I'm in the lunchroom/all purpose room of my elementary school. From my perspective, it's a huge room, with a half-a-dozen lunch tables set up in it--one for each grade that takes lunch there, plus one for the teachers. I'm seated at the table closest to the teachers, because I'm in the first grade. Early spring sunshine comes through the windows in the east wall behind me, but it's cool and almost watery. The lunch table is covered with a brown, fake-wood laminate. The bench seats are connected to the table and can be folded up on top of it, and the table in turn can then also be folded in half for storage.  I'm small enough that the toes of my sneakers just barely brush cold linoleum below.

This is me at 6, before the tooth fell out.
I can't recall who's sitting next to me--I could make good guesses based off of who was in my class, but I can't actually visualize them. In front of me is a pea-green plastic tray, with flecks of grey and white. The tray is divided into six sections--a long thin one on the left side for silverware (fork and spoon--no knives for grade schoolers!), a larger rectangle for the main entrée and a medium circle for our potatoes are at the bottom of the tray, and across the top are three squares--one for our fruit, one for our veggie, and one for our carton of milk. I have chocolate 2% milk (it's before the school went to skim milk), a greasy, pale brown potato cake, lukewarm canned pineapple chunks, an ice cream scoop of sour coleslaw (yech!), and a large hot dog on a bun.

My left incisor has been loose for a week or so, and my parents keep saying it'll come out soon. This is a scary thought for me, because I know when my dad goes to the dentist to have work done on his teeth, he always complains about how it hurts.

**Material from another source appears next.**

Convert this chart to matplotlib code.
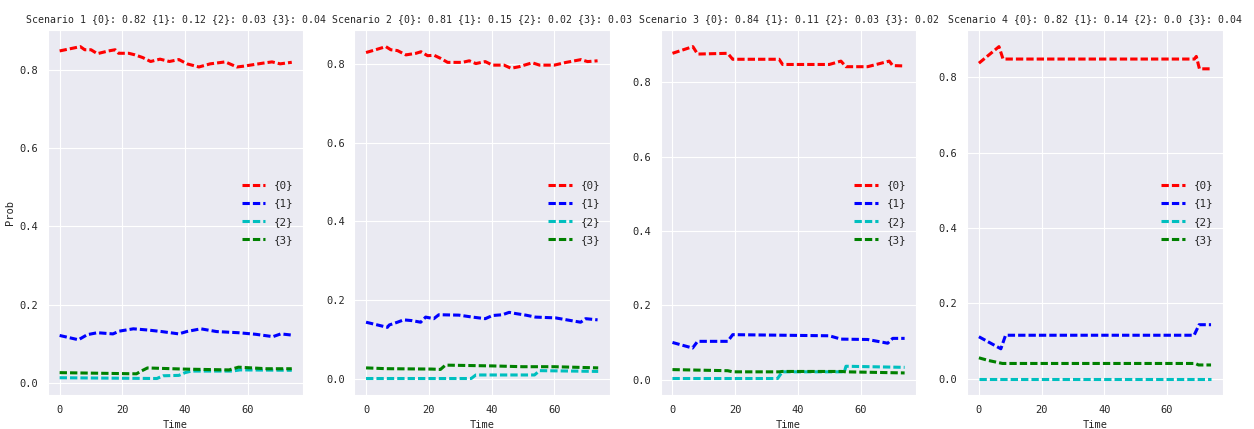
import matplotlib
matplotlib.use("Agg")
import matplotlib.pyplot as plt
import seaborn as sns

# ---- data: keypoints (time, value) for each scenario/series ----
labels = ["{0}", "{1}", "{2}", "{3}"]
colors = ["r", "b", "c", "g"]
finals = [
    [0.82, 0.12, 0.03, 0.04],
    [0.81, 0.15, 0.02, 0.03],
    [0.84, 0.11, 0.03, 0.02],
    [0.82, 0.14, 0.0, 0.04],
]

# Scenario 1
s1_t0 = [0, 3, 6.6, 8, 10, 12, 15.6, 17.7, 18.8, 22, 24, 26.5, 29, 32, 35, 38, 40.6, 44.4, 48, 52.8, 56.5, 58.6, 65, 67.7, 70.3, 74]
s1_v0 = [0.848, 0.853, 0.859, 0.851, 0.851, 0.841, 0.848, 0.851, 0.842, 0.842, 0.838, 0.831, 0.821, 0.827, 0.821, 0.826, 0.815, 0.807, 0.815, 0.820, 0.807, 0.809, 0.817, 0.820, 0.815, 0.819]
s1_t1 = [0, 6, 8.8, 12, 17, 19, 23.5, 28, 32.5, 38, 40.5, 45, 50, 57, 62.5, 68, 70.5, 74]
s1_v1 = [0.121, 0.110, 0.123, 0.128, 0.125, 0.132, 0.138, 0.135, 0.131, 0.125, 0.131, 0.138, 0.131, 0.128, 0.124, 0.118, 0.125, 0.122]
s1_t2 = [0, 31, 33, 38, 40, 42, 55, 57.5, 74]
s1_v2 = [0.013, 0.011, 0.018, 0.019, 0.026, 0.030, 0.030, 0.033, 0.032]
s1_t3 = [0, 24.5, 26, 28, 40, 54, 57, 66, 74]
s1_v3 = [0.026, 0.023, 0.030, 0.038, 0.035, 0.033, 0.040, 0.036, 0.036]

# Scenario 2
s2_t0 = [0, 3, 6.3, 7.9, 10, 12.7, 15.9, 17.5, 19.6, 21.7, 23.8, 26, 30.7, 32.9, 35, 38, 40.3, 44, 46.2, 48.8, 53, 55.3, 60, 63.8, 68.5, 70.6, 73.8]
s2_v0 = [0.829, 0.836, 0.844, 0.836, 0.834, 0.823, 0.827, 0.831, 0.821, 0.822, 0.814, 0.804, 0.804, 0.808, 0.801, 0.806, 0.797, 0.797, 0.789, 0.793, 0.803, 0.797, 0.797, 0.804, 0.811, 0.806, 0.808]
s2_t1 = [0, 6.8, 7.4, 10, 12, 14.7, 17.4, 19, 21.6, 23.2, 29.6, 33.9, 38, 40.3, 43.5, 45.6, 47.7, 50.9, 54, 60.4, 64.7, 68.4, 70, 73.8]
s2_v1 = [0.144, 0.131, 0.137, 0.144, 0.150, 0.148, 0.144, 0.157, 0.153, 0.163, 0.162, 0.157, 0.153, 0.161, 0.163, 0.169, 0.166, 0.162, 0.157, 0.155, 0.149, 0.144, 0.153, 0.150]
s2_t2 = [0, 33.5, 35, 53.7, 55.3, 74]
s2_v2 = [0.001, 0.001, 0.010, 0.010, 0.021, 0.019]
s2_t3 = [0, 6.3, 21, 23.7, 25.3, 40.3, 49.9, 60, 74]
s2_v3 = [0.028, 0.026, 0.025, 0.024, 0.035, 0.033, 0.031, 0.031, 0.028]

# Scenario 3
s3_t0 = [0, 6.5, 8, 17.6, 19.2, 34, 35.1, 50, 53.7, 55.3, 62.2, 69.1, 70.2, 74]
s3_v0 = [0.878, 0.896, 0.876, 0.878, 0.862, 0.862, 0.848, 0.848, 0.857, 0.842, 0.842, 0.857, 0.845, 0.844]
s3_t1 = [0, 6.4, 8, 17.6, 19.2, 50, 53.7, 62.2, 68.6, 70.2, 74]
s3_v1 = [0.100, 0.085, 0.103, 0.103, 0.121, 0.118, 0.109, 0.108, 0.098, 0.111, 0.111]
s3_t2 = [0, 33.5, 35, 54.8, 55.3, 74]
s3_v2 = [0.003, 0.003, 0.021, 0.021, 0.036, 0.033]
s3_t3 = [0, 17.6, 19.2, 34, 35, 54, 55.3, 74]
s3_v3 = [0.027, 0.024, 0.021, 0.021, 0.022, 0.022, 0.021, 0.018]

# Scenario 4
s4_t0 = [0, 6.4, 7.7, 68.7, 69.3, 70.3, 74]
s4_v0 = [0.838, 0.882, 0.849, 0.849, 0.856, 0.823, 0.823]
s4_t1 = [0, 7, 8.5, 68.6, 70.2, 74]
s4_v1 = [0.111, 0.079, 0.115, 0.115, 0.143, 0.143]
s4_t2 = [0, 74]
s4_v2 = [0.0, 0.0]
s4_t3 = [0, 3, 7.5, 69, 70, 74]
s4_v3 = [0.055, 0.048, 0.040, 0.040, 0.036, 0.036]

scenarios = [
    [(s1_t0, s1_v0), (s1_t1, s1_v1), (s1_t2, s1_v2), (s1_t3, s1_v3)],
    [(s2_t0, s2_v0), (s2_t1, s2_v1), (s2_t2, s2_v2), (s2_t3, s2_v3)],
    [(s3_t0, s3_v0), (s3_t1, s3_v1), (s3_t2, s3_v2), (s3_t3, s3_v3)],
    [(s4_t0, s4_v0), (s4_t1, s4_v1), (s4_t2, s4_v2), (s4_t3, s4_v3)],
]

sns.set_style("darkgrid")
plt.rcParams["font.family"] = ["DejaVu Sans Mono"]
plt.rcParams["font.size"] = 7.5

fig, axes = plt.subplots(1, 4, figsize=(12.54, 4.29), dpi=100)
fig.subplots_adjust(left=0.0383, right=0.975, top=0.93, bottom=0.079, wspace=0.2)

for i, ax in enumerate(axes):
    for j, (t, v) in enumerate(scenarios[i]):
        ax.plot(t, v, color=colors[j], lw=2.2, linestyle=(0, (2.4, 1.0)), label=labels[j])
    f = finals[i]
    ax.set_title("Scenario %d {0}: %s {1}: %s {2}: %s {3}: %s" % (i + 1, f[0], f[1], f[2], f[3]),
                 fontsize=7.15, color=".15", pad=6)
    ax.set_xlabel("Time", fontsize=7.5, color=".15")
    if i == 0:
        ax.set_ylabel("Prob", fontsize=7.5, color=".15", labelpad=3)
    ax.set_xticks([0, 20, 40, 60])
    ax.set_yticks([0.0, 0.2, 0.4, 0.6, 0.8])
    ax.tick_params(labelsize=7.5, colors=".15")
    ax.legend(loc="center right", frameon=False, fontsize=7.8, handlelength=2.2,
              labelspacing=0.75)

fig.savefig("out.png", dpi=100)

The prospect of having a tooth pulled out (because I didn't understand the difference between baby teeth falling out and adult teeth being pulled out) terrifies me.

The hot dog is a shriveled, reddish-brown thing, drowned in a sea of ketchup and cradled in a hot dog bun that was fresh maybe at the beginning of the semester. Maybe. I listen to all of my classmates chattering around me as I reach down to take a bite of the hot dog.

After taking the bite, I immediately realize that something is very strange. There's a weird popping sensation, and mouth feels strangely warm--and not due to the hot dog. As soon as I finish swallowing, I realize that my tooth is missing!

My tongue instantly goes to the place where the tooth should be, and I feel this weird dangling flap of skin. I start panicking because I don't know where the tooth is and I've figured out that that's not ketchup but blood in my mouth and I've never lost a tooth before and all of the other kids are staring at me wondering what's going on and oh sweet baby Jesus why doesn't someone help me?!


As soon as my classmates realize what's happening, they get down on the floor, looking under the table and across the linoleum trying to locate my tooth. The teachers are flustered because probably a quarter of the students in my area are out of their seats, but after a few minutes they manage to get the kids to sit back down, despite the fact that nobody came across my tooth. I leave to rinse my mouth out with warm water, and before long I return to finish my lunch, quietly bemoaning the fact that I have no tooth to leave for the tooth fairy.

Sitting down, I pick up my half-eaten, soggy, limp, shriveled-up hot dog, and as I go to take another bite, I realize that buried in the pink, inner meat of the hot dog, is my little white tooth staring up at me.


To this day, whenever I eat a hot dog, I still find myself checking to see if I've left one of my teeth behind.